Land Use Votes Unanimously to Landmark Early 20th Century Homes
At today’s Land Use Committee meeting, Council Member Elizabeth Crowley moved her colleagues to vote unanimously to designate the Ridgewood North Historic District. The full City Council will vote on the bill (LU 1274-2009) at the next Stated Meeting on November 30, 2009. At yesterday’s Landmarks Subcommittee hearing, Council Member Crowley gave the following testimony to encourage her colleagues to vote in favor of the proposed Ridgewood North Historic District.
“Today’s committee vote to landmark the historical houses in northern Ridgewood is a long-awaited victory for many people in Queens,” said Council Member Elizabeth Crowley (D-Queens), whose district encompasses the proposed designation of the Ridgewood North Historic District. “Preserving the history of Ridgewood is important for developing a sense of pride in our history and for the education of our future generations. The longer we wait the more the houses change, impacting the quality of the proposed historic district. I hope you will join me in voting in favor to preserve these historical structures that capture the era of Ridgewood in the early 20th century.”
The Ridgewood North Historic District is significant as an intact grouping of structures that reflect the development of model tenements in Ridgewood in the early 20th century. German immigrant Gustave X. Mathews began building in Bushwick and Ridgewood in the first decade of the 20th century.

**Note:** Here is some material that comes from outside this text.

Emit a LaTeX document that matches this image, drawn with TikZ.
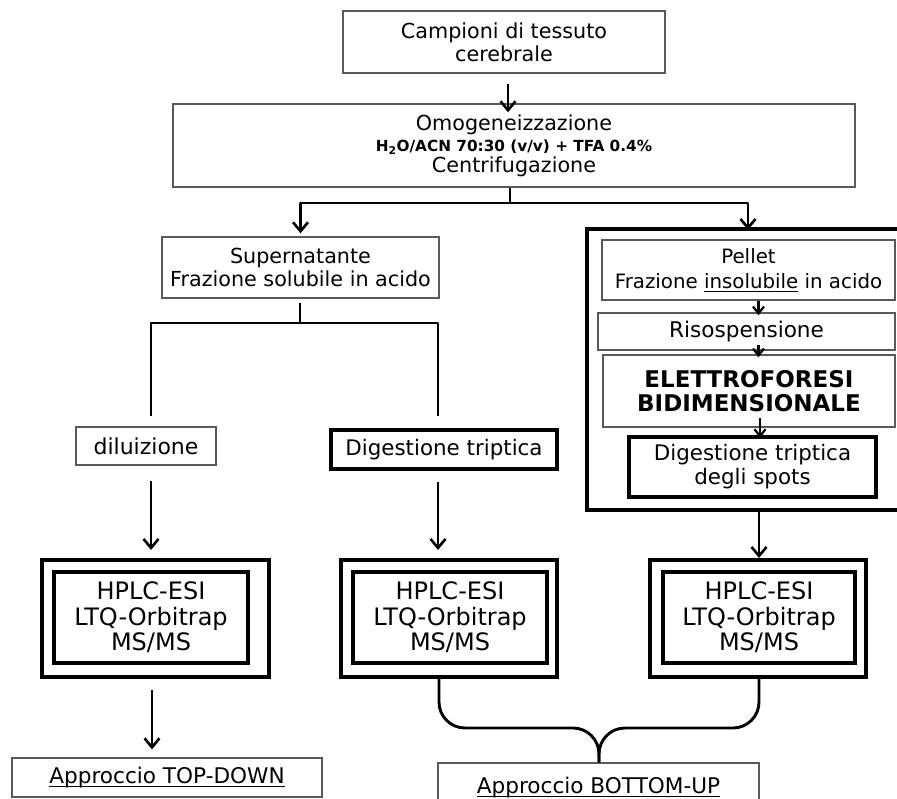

Using wider lots, large air shafts, private bathrooms, and limiting occupancy to two families per floor, Mathews’ “cold-water flats” were a radical improvement to the overcrowded tenement houses of Williamsburg and the Lower East Side.

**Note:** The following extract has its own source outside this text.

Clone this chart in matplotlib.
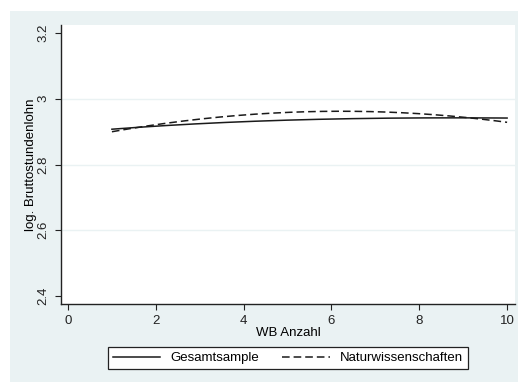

By creating improved living quarters and controlling costs so that the apartments could be affordable to families of modest income, Mathews found a niche in the real estate market and met with immediate success. He built and sold over 300 tenements in Ridgewood between 1909 and 1912, receiving 25% the tenement house permits issued in Queens in 1911. The buildings in this district were among the first that Mathews built featuring his innovative floor plans, and are the earliest examples of fully developed Mathews Flats in Ridgewood, which became standards for later tenement house construction.